→ **WHAT IS EXPECTED**: Everything in the data should be repeated exactly, save for the images.
Start
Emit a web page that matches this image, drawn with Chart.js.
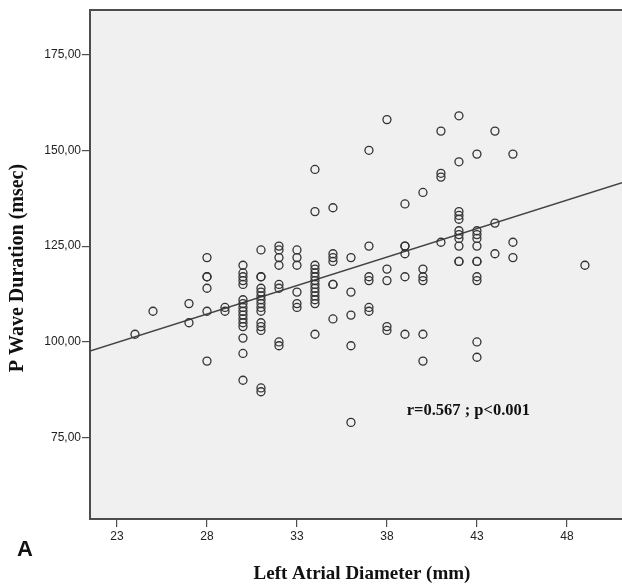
<!DOCTYPE html>
<html>
<head>
<meta charset="utf-8">
<script src="https://cdn.jsdelivr.net/npm/chart.js@4.4.0/dist/chart.umd.min.js"></script>
<style>
  html, body { margin: 0; padding: 0; background: #fff; }
  #wrap { width: 622px; height: 585px; }
</style>
</head>
<body>
<div id="wrap"><canvas id="scatter" width="622" height="585"></canvas></div>
<script>
// left atrial diameter (mm) and the P wave durations (msec) measured at each one
const diameters = [24, 25, 27, 28, 29, 30, 31, 32, 33, 34, 35, 36, 37, 38, 39, 40, 41, 42, 43, 44, 45, 49];
const durationsByDiameter = [
  [102],
  [108],
  [110, 105],
  [122, 117, 117, 114, 108, 95],
  [109, 108],
  [120, 118, 117, 116, 115, 111, 110, 109, 108, 107, 106, 105, 104, 101, 97, 90],
  [124, 117, 117, 114, 113, 112, 111, 110, 109, 108, 105, 104, 103, 88, 87],
  [125, 124, 122, 120, 115, 114, 100, 99],
  [124, 122, 120, 113, 110, 109],
  [145, 134, 120, 119, 118, 117, 116, 115, 114, 113, 112, 111, 110, 102],
  [135, 123, 122, 121, 115, 115, 106],
  [122, 113, 107, 99, 79],
  [150, 125, 117, 116, 109, 108],
  [158, 119, 116, 104, 103],
  [136, 125, 125, 123, 117, 102],
  [139, 119, 117, 116, 102, 95],
  [155, 144, 143, 126],
  [159, 147, 134, 133, 132, 129, 128, 127, 125, 121, 121],
  [149, 129, 128, 127, 125, 121, 121, 117, 116, 100, 96],
  [155, 131, 123],
  [149, 126, 122],
  [120]
];

const xTicks = [23, 28, 33, 38, 43, 48];
const yTicks = [75, 100, 125, 150, 175];

// linear fit line
const fitIntercept = 65.7;
const fitSlope = 1.485;
const statText = 'r=0.567 ; p<0.001';

const xMin = 21.5, xMax = 51.06;
const yMin = 53.8, yMax = 186.6;

const points = [];
diameters.forEach((d, i) => {
  durationsByDiameter[i].forEach(v => points.push({ x: d, y: v }));
});
const fitLine = [xMin, xMax].map(x => ({ x: x, y: fitIntercept + fitSlope * x }));

const frame = '#4d4d4d';
const tickFont = { family: '"Liberation Sans", Arial, sans-serif', size: 12 };

const plotDecor = {
  id: 'plotDecor',
  beforeDraw(chart) {
    const { ctx, chartArea: a } = chart;
    ctx.save();
    ctx.fillStyle = '#f0f0f0';
    ctx.fillRect(a.left, a.top, a.right - a.left, a.bottom - a.top);
    ctx.restore();
  },
  afterDraw(chart) {
    const { ctx, chartArea: a, scales } = chart;
    ctx.save();
    // top edge of the frame
    ctx.strokeStyle = frame;
    ctx.lineWidth = 2;
    ctx.beginPath();
    ctx.moveTo(a.left - 1, a.top);
    ctx.lineTo(a.right, a.top);
    ctx.stroke();

    ctx.fillStyle = '#111';
    ctx.font = 'bold 16.5px "Liberation Serif", "Times New Roman", serif';
    ctx.textBaseline = 'alphabetic';
    ctx.textAlign = 'left';
    ctx.fillText(statText, scales.x.getPixelForValue(39.1), scales.y.getPixelForValue(81));

    ctx.textAlign = 'center';
    ctx.textBaseline = 'middle';
    ctx.font = 'bold 19px "Liberation Serif", "Times New Roman", serif';
    ctx.fillText('Left Atrial Diameter (mm)', 362, 574);

    ctx.font = 'bold 20px "Liberation Serif", "Times New Roman", serif';
    ctx.translate(18, 268);
    ctx.rotate(-Math.PI / 2);
    ctx.fillText('P Wave Duration (msec)', 0, 0);
    ctx.restore();

    ctx.save();
    ctx.fillStyle = '#111';
    ctx.font = 'bold 22px "Liberation Sans", Arial, sans-serif';
    ctx.textAlign = 'left';
    ctx.textBaseline = 'alphabetic';
    ctx.fillText('A', 17, 556);
    ctx.restore();
  }
};

new Chart(document.getElementById('scatter'), {
  type: 'scatter',
  data: {
    datasets: [
      {
        data: points,
        pointStyle: 'circle',
        pointRadius: 4,
        pointHoverRadius: 4,
        backgroundColor: 'rgba(0,0,0,0)',
        borderColor: '#333',
        borderWidth: 1.3
      },
      {
        type: 'line',
        data: fitLine,
        borderColor: '#444',
        borderWidth: 1.4,
        pointRadius: 0,
        fill: false
      }
    ]
  },
  options: {
    responsive: false,
    animation: false,
    devicePixelRatio: 1,
    layout: { autoPadding: false, padding: { top: 10, left: 0, right: 0, bottom: 0 } },
    plugins: {
      legend: { display: false },
      tooltip: { enabled: false }
    },
    scales: {
      x: {
        type: 'linear',
        min: xMin,
        max: xMax,
        afterFit: s => { s.height = 66; },
        afterBuildTicks: s => { s.ticks = xTicks.map(v => ({ value: v })); },
        grid: { drawOnChartArea: false, drawTicks: true, tickLength: 8, color: frame, lineWidth: 1.2 },
        border: { display: true, color: frame, width: 2 },
        ticks: {
          padding: 2,
          color: '#222',
          font: tickFont,
          callback: v => String(v)
        }
      },
      y: {
        type: 'linear',
        min: yMin,
        max: yMax,
        afterFit: s => { s.width = 90; },
        afterBuildTicks: s => { s.ticks = yTicks.map(v => ({ value: v })); },
        grid: { drawOnChartArea: false, drawTicks: true, tickLength: 8, color: frame, lineWidth: 1.2 },
        border: { display: true, color: frame, width: 2 },
        ticks: {
          padding: 1,
          color: '#222',
          font: tickFont,
          callback: v => v.toFixed(2).replace('.', ',')
        }
      }
    }
  },
  plugins: [plotDecor]
});
</script>
</body>
</html>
End
→ **EXERCISE SOLUTION**:
Emit a web page that matches this image, drawn with Chart.js.
<!DOCTYPE html>
<html>
<head>
<meta charset="utf-8">
<script src="https://cdn.jsdelivr.net/npm/chart.js@4.4.0/dist/chart.umd.min.js"></script>
<style>
  html, body { margin: 0; padding: 0; background: #fff; }
  #wrap { width: 622px; height: 585px; }
</style>
</head>
<body>
<div id="wrap"><canvas id="scatter" width="622" height="585"></canvas></div>
<script>
// left atrial diameter (mm) and the P wave durations (msec) measured at each one
const diameters = [24, 25, 27, 28, 29, 30, 31, 32, 33, 34, 35, 36, 37, 38, 39, 40, 41, 42, 43, 44, 45, 49];
const durationsByDiameter = [
  [102],
  [108],
  [110, 105],
  [122, 117, 117, 114, 108, 95],
  [109, 108],
  [120, 118, 117, 116, 115, 111, 110, 109, 108, 107, 106, 105, 104, 101, 97, 90],
  [124, 117, 117, 114, 113, 112, 111, 110, 109, 108, 105, 104, 103, 88, 87],
  [125, 124, 122, 120, 115, 114, 100, 99],
  [124, 122, 120, 113, 110, 109],
  [145, 134, 120, 119, 118, 117, 116, 115, 114, 113, 112, 111, 110, 102],
  [135, 123, 122, 121, 115, 115, 106],
  [122, 113, 107, 99, 79],
  [150, 125, 117, 116, 109, 108],
  [158, 119, 116, 104, 103],
  [136, 125, 125, 123, 117, 102],
  [139, 119, 117, 116, 102, 95],
  [155, 144, 143, 126],
  [159, 147, 134, 133, 132, 129, 128, 127, 125, 121, 121],
  [149, 129, 128, 127, 125, 121, 121, 117, 116, 100, 96],
  [155, 131, 123],
  [149, 126, 122],
  [120]
];

const xTicks = [23, 28, 33, 38, 43, 48];
const yTicks = [75, 100, 125, 150, 175];

// linear fit line
const fitIntercept = 65.7;
const fitSlope = 1.485;
const statText = 'r=0.567 ; p<0.001';

const xMin = 21.5, xMax = 51.06;
const yMin = 53.8, yMax = 186.6;

const points = [];
diameters.forEach((d, i) => {
  durationsByDiameter[i].forEach(v => points.push({ x: d, y: v }));
});
const fitLine = [xMin, xMax].map(x => ({ x: x, y: fitIntercept + fitSlope * x }));

const frame = '#4d4d4d';
const tickFont = { family: '"Liberation Sans", Arial, sans-serif', size: 12 };

const plotDecor = {
  id: 'plotDecor',
  beforeDraw(chart) {
    const { ctx, chartArea: a } = chart;
    ctx.save();
    ctx.fillStyle = '#f0f0f0';
    ctx.fillRect(a.left, a.top, a.right - a.left, a.bottom - a.top);
    ctx.restore();
  },
  afterDraw(chart) {
    const { ctx, chartArea: a, scales } = chart;
    ctx.save();
    // top edge of the frame
    ctx.strokeStyle = frame;
    ctx.lineWidth = 2;
    ctx.beginPath();
    ctx.moveTo(a.left - 1, a.top);
    ctx.lineTo(a.right, a.top);
    ctx.stroke();

    ctx.fillStyle = '#111';
    ctx.font = 'bold 16.5px "Liberation Serif", "Times New Roman", serif';
    ctx.textBaseline = 'alphabetic';
    ctx.textAlign = 'left';
    ctx.fillText(statText, scales.x.getPixelForValue(39.1), scales.y.getPixelForValue(81));

    ctx.textAlign = 'center';
    ctx.textBaseline = 'middle';
    ctx.font = 'bold 19px "Liberation Serif", "Times New Roman", serif';
    ctx.fillText('Left Atrial Diameter (mm)', 362, 574);

    ctx.font = 'bold 20px "Liberation Serif", "Times New Roman", serif';
    ctx.translate(18, 268);
    ctx.rotate(-Math.PI / 2);
    ctx.fillText('P Wave Duration (msec)', 0, 0);
    ctx.restore();

    ctx.save();
    ctx.fillStyle = '#111';
    ctx.font = 'bold 22px "Liberation Sans", Arial, sans-serif';
    ctx.textAlign = 'left';
    ctx.textBaseline = 'alphabetic';
    ctx.fillText('A', 17, 556);
    ctx.restore();
  }
};

new Chart(document.getElementById('scatter'), {
  type: 'scatter',
  data: {
    datasets: [
      {
        data: points,
        pointStyle: 'circle',
        pointRadius: 4,
        pointHoverRadius: 4,
        backgroundColor: 'rgba(0,0,0,0)',
        borderColor: '#333',
        borderWidth: 1.3
      },
      {
        type: 'line',
        data: fitLine,
        borderColor: '#444',
        borderWidth: 1.4,
        pointRadius: 0,
        fill: false
      }
    ]
  },
  options: {
    responsive: false,
    animation: false,
    devicePixelRatio: 1,
    layout: { autoPadding: false, padding: { top: 10, left: 0, right: 0, bottom: 0 } },
    plugins: {
      legend: { display: false },
      tooltip: { enabled: false }
    },
    scales: {
      x: {
        type: 'linear',
        min: xMin,
        max: xMax,
        afterFit: s => { s.height = 66; },
        afterBuildTicks: s => { s.ticks = xTicks.map(v => ({ value: v })); },
        grid: { drawOnChartArea: false, drawTicks: true, tickLength: 8, color: frame, lineWidth: 1.2 },
        border: { display: true, color: frame, width: 2 },
        ticks: {
          padding: 2,
          color: '#222',
          font: tickFont,
          callback: v => String(v)
        }
      },
      y: {
        type: 'linear',
        min: yMin,
        max: yMax,
        afterFit: s => { s.width = 90; },
        afterBuildTicks: s => { s.ticks = yTicks.map(v => ({ value: v })); },
        grid: { drawOnChartArea: false, drawTicks: true, tickLength: 8, color: frame, lineWidth: 1.2 },
        border: { display: true, color: frame, width: 2 },
        ticks: {
          padding: 1,
          color: '#222',
          font: tickFont,
          callback: v => v.toFixed(2).replace('.', ',')
        }
      }
    }
  },
  plugins: [plotDecor]
});
</script>
</body>
</html>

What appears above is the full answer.